Your task is to retype, word for word, the lines from the start of the data through the line holding "var lineData = weeks.map(function". Do not include the pictures.

RECORDED INFORMATION:
━━━━

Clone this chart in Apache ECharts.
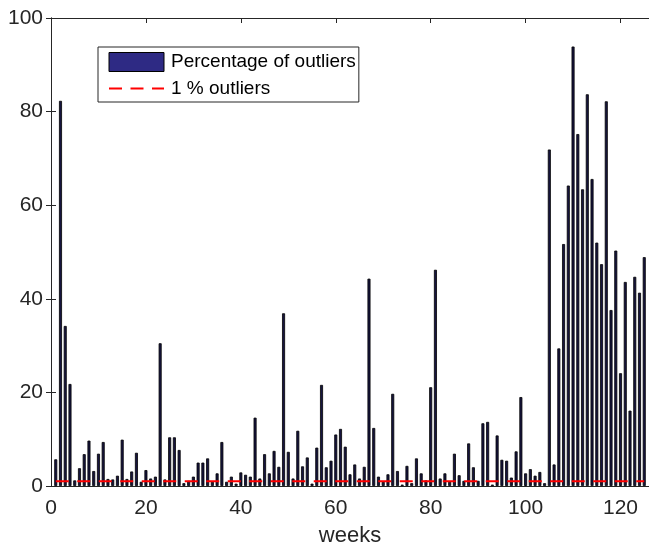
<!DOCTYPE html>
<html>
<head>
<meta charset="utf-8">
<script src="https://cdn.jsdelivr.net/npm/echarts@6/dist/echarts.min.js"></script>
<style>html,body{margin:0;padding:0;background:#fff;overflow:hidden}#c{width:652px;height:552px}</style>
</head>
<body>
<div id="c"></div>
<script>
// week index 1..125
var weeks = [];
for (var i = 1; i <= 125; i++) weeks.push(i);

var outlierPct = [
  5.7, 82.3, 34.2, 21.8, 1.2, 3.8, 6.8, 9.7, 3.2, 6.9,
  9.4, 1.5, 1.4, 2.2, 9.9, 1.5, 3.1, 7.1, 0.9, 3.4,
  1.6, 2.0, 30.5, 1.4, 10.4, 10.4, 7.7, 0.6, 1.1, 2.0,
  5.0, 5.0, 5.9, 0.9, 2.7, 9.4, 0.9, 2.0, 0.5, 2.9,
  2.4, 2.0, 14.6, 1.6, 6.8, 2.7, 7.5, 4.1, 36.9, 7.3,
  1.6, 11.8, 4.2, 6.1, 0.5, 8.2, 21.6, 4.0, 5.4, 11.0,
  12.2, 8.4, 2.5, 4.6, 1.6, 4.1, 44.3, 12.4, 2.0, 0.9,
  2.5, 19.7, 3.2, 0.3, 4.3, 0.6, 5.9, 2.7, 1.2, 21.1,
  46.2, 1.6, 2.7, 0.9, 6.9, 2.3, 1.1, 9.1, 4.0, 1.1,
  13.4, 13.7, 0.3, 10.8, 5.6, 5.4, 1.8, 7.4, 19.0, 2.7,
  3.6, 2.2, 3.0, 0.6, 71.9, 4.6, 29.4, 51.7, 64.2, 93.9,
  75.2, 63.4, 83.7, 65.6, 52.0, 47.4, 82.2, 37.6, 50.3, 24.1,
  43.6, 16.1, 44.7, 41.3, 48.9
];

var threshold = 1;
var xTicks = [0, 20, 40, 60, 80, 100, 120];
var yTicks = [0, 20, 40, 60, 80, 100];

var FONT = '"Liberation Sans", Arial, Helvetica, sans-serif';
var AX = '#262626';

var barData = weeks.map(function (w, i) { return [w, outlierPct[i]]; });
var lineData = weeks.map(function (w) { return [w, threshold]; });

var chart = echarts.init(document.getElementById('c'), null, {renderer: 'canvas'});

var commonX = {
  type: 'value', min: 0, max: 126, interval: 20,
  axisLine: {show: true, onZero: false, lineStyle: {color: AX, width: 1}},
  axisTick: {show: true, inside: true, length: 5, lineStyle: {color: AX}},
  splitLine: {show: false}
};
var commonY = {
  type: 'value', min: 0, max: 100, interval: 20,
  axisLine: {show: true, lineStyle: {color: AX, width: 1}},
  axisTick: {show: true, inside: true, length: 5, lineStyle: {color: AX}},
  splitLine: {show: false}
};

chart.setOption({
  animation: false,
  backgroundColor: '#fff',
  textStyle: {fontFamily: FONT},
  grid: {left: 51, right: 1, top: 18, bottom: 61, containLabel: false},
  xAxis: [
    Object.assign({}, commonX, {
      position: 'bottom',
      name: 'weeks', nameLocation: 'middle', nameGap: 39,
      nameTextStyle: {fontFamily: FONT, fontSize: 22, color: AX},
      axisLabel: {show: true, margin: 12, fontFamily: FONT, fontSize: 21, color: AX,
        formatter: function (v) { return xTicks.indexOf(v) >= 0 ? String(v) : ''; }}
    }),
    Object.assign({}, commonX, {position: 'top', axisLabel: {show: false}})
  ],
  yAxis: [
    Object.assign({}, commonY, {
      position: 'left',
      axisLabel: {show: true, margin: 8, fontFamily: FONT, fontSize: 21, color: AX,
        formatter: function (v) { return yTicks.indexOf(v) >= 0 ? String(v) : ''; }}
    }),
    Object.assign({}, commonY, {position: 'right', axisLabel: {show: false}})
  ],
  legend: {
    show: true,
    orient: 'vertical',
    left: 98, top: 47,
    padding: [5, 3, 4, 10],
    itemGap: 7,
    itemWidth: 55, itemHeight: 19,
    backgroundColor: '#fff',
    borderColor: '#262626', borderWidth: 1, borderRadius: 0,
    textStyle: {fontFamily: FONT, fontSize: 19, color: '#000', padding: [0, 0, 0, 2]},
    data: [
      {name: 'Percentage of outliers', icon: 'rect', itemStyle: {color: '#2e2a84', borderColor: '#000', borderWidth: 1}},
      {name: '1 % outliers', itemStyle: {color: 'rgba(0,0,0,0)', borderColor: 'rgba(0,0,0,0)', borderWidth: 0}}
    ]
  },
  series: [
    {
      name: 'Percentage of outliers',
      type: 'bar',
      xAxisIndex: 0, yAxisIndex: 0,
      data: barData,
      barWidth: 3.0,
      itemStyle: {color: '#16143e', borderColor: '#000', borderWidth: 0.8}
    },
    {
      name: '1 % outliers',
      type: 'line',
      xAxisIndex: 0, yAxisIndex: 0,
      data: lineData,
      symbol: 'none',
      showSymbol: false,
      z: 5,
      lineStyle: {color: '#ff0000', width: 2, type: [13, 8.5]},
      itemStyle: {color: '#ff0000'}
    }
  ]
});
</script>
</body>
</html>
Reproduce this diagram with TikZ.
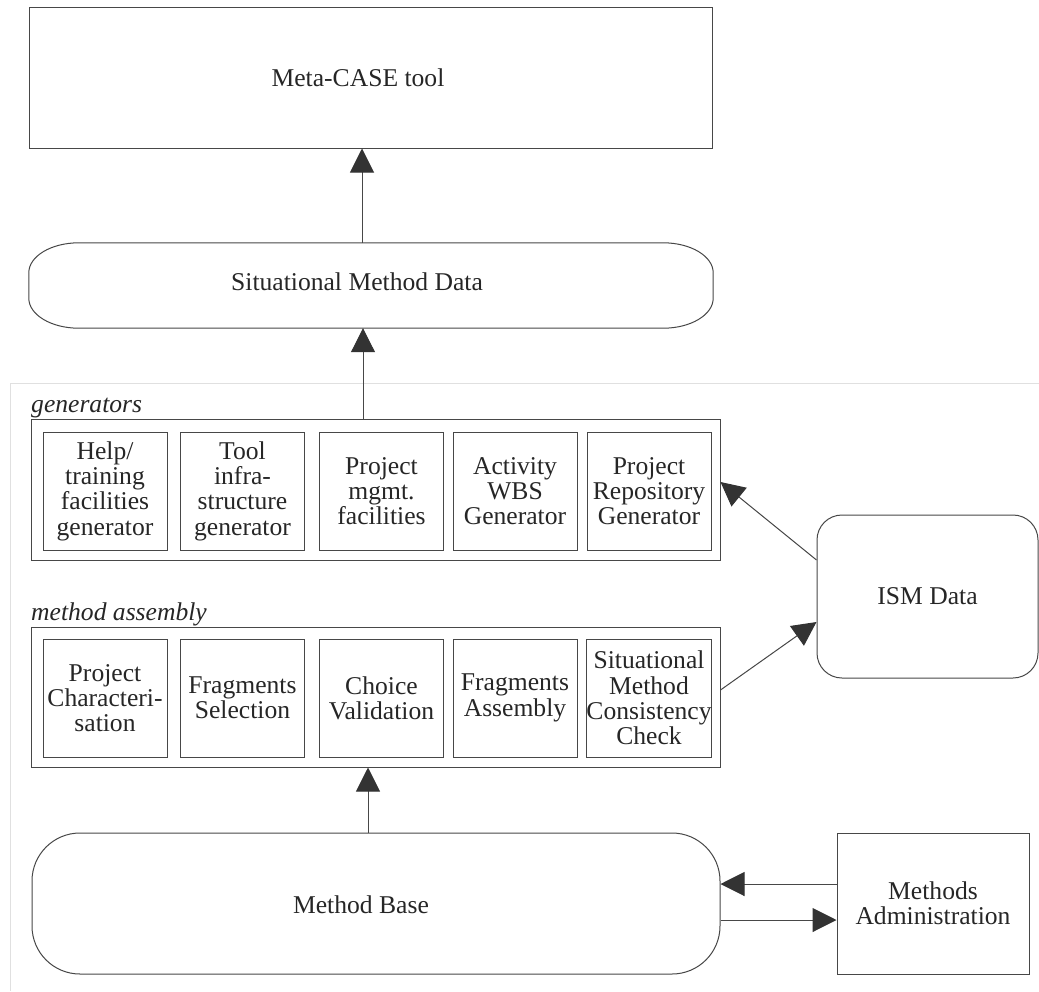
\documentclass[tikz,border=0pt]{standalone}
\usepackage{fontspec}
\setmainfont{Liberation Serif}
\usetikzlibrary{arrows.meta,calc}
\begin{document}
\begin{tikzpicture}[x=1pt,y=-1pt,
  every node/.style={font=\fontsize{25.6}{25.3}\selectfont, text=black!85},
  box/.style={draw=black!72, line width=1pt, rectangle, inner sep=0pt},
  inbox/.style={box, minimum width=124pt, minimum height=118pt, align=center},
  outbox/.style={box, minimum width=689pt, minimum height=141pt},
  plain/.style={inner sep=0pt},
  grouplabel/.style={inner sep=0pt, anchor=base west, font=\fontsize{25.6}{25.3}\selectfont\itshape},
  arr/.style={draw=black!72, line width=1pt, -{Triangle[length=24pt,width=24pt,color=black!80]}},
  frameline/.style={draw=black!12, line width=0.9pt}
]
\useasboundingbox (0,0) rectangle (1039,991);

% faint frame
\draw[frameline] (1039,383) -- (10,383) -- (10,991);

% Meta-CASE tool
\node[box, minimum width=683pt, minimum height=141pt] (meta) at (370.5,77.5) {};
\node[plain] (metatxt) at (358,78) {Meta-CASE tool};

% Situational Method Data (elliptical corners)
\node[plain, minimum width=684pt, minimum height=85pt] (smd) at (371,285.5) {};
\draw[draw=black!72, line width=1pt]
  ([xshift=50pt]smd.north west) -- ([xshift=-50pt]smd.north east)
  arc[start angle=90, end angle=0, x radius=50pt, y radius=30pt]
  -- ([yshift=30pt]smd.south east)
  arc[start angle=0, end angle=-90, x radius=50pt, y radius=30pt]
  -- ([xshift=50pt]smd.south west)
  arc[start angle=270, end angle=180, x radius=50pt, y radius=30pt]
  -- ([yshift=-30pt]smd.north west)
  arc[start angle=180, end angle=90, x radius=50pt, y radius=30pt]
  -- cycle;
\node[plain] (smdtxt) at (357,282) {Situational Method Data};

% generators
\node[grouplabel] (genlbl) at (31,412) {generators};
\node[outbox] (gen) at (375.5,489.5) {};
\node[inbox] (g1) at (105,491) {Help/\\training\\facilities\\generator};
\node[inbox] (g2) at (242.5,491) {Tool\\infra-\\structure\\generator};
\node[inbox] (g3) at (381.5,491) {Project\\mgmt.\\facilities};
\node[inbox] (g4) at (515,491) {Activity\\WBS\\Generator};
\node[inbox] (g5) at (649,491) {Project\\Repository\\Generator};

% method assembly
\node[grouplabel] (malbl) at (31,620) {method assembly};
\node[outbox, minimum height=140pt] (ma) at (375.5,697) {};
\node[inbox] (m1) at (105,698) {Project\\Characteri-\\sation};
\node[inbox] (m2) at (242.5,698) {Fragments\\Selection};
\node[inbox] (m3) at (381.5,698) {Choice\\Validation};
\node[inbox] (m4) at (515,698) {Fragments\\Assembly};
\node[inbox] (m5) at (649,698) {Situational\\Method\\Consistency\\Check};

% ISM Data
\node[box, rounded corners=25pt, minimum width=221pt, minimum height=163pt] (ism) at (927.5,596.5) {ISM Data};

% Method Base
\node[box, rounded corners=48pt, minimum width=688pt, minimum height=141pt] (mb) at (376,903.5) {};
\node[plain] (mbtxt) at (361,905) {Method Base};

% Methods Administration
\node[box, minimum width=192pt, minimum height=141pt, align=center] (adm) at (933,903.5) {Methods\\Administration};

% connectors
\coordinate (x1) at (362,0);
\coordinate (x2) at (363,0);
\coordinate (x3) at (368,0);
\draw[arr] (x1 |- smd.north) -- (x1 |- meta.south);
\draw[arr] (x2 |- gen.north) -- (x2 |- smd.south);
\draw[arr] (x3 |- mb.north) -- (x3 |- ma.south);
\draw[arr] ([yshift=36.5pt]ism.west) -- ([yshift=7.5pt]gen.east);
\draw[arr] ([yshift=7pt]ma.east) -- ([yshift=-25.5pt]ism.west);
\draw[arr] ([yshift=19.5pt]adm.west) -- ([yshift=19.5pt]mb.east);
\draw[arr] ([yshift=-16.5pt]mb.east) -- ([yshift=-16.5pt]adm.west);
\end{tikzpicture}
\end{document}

━━━━

EXERCISE RESULT:
Clone this chart in Apache ECharts.
<!DOCTYPE html>
<html>
<head>
<meta charset="utf-8">
<script src="https://cdn.jsdelivr.net/npm/echarts@6/dist/echarts.min.js"></script>
<style>html,body{margin:0;padding:0;background:#fff;overflow:hidden}#c{width:652px;height:552px}</style>
</head>
<body>
<div id="c"></div>
<script>
// week index 1..125
var weeks = [];
for (var i = 1; i <= 125; i++) weeks.push(i);

var outlierPct = [
  5.7, 82.3, 34.2, 21.8, 1.2, 3.8, 6.8, 9.7, 3.2, 6.9,
  9.4, 1.5, 1.4, 2.2, 9.9, 1.5, 3.1, 7.1, 0.9, 3.4,
  1.6, 2.0, 30.5, 1.4, 10.4, 10.4, 7.7, 0.6, 1.1, 2.0,
  5.0, 5.0, 5.9, 0.9, 2.7, 9.4, 0.9, 2.0, 0.5, 2.9,
  2.4, 2.0, 14.6, 1.6, 6.8, 2.7, 7.5, 4.1, 36.9, 7.3,
  1.6, 11.8, 4.2, 6.1, 0.5, 8.2, 21.6, 4.0, 5.4, 11.0,
  12.2, 8.4, 2.5, 4.6, 1.6, 4.1, 44.3, 12.4, 2.0, 0.9,
  2.5, 19.7, 3.2, 0.3, 4.3, 0.6, 5.9, 2.7, 1.2, 21.1,
  46.2, 1.6, 2.7, 0.9, 6.9, 2.3, 1.1, 9.1, 4.0, 1.1,
  13.4, 13.7, 0.3, 10.8, 5.6, 5.4, 1.8, 7.4, 19.0, 2.7,
  3.6, 2.2, 3.0, 0.6, 71.9, 4.6, 29.4, 51.7, 64.2, 93.9,
  75.2, 63.4, 83.7, 65.6, 52.0, 47.4, 82.2, 37.6, 50.3, 24.1,
  43.6, 16.1, 44.7, 41.3, 48.9
];

var threshold = 1;
var xTicks = [0, 20, 40, 60, 80, 100, 120];
var yTicks = [0, 20, 40, 60, 80, 100];

var FONT = '"Liberation Sans", Arial, Helvetica, sans-serif';
var AX = '#262626';

var barData = weeks.map(function (w, i) { return [w, outlierPct[i]]; });
var lineData = weeks.map(function (w) { return [w, threshold]; });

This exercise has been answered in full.